Title :
Adaptative Smart-Binarization Method: For Images of Business Documents
Author :
Gaceb, Djamel ; Lebourgeois, Frank ; Duong, Jean
Author_Institution :
INSA-Lyon, Univ. de Lyon, Villeurbanne, France
Abstract :
The automatic reading systems of business documents requires fast and accurate reading of interest zones using the OCR technology. The result quality of the binarization has a major impact on the quality of binary characters. We propose in this paper a smart-binarization method of the images of business documents. In our work, we considered different degradations on document images, real-time constraints and high spatial resolution of the images. The quality of each pixel is estimated using a hierarchical local thresholding in order to classify it as foreground, background or ambiguous pixel. The ambiguous pixels that represent the degraded zones cannot be binarized with the same local thresholding. The global quality of the image is thus estimated from the density of theses degraded pixels. If it is considered as degraded, we apply a second separation on the ambiguous pixels to separate them into background or foreground. This second process uses our improved relaxation method that we have accelerate for the first time to integrate it into a system of automatic reading document. Our approach, compared to existing binarization approaches (local or global), offers a better reading of characters by the OCR. The computation time remains constant with the variation of the local window size through the use of integral images.

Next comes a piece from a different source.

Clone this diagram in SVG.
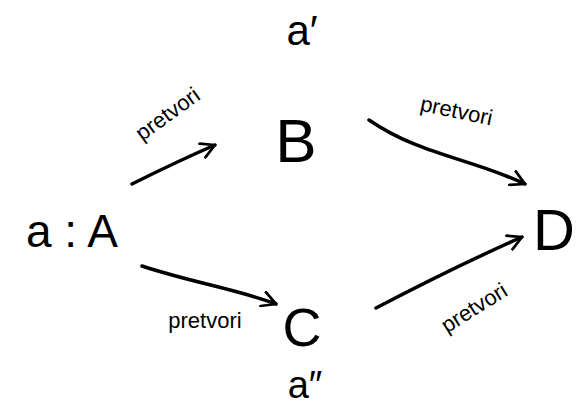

The method was developed in the context of DOD project (Documents On Demand) at the request of the ITESOFT company.
Keywords :
business data processing; character recognition; document image processing; image classification; image resolution; DOD project; OCR technology; ambiguous pixel classification; automatic reading systems; background pixel classification; binarization quality; business document image; documents-on-demand project; foreground pixel classification; hierarchical local thresholding; image resolution; improved relaxation method; optical character recognition; pixel quality; smart binarization method; Business; Entropy; Gray-scale; Histograms; Labeling; Optical character recognition software; Text analysis; Document Image Processin; Industrial application; Realaxation; Smart-binarization;
Conference_Titel :
Document Analysis and Recognition (ICDAR), 2013 12th International Conference on
Conference_Location :
Washington, DC
DOI :
10.1109/ICDAR.2013.31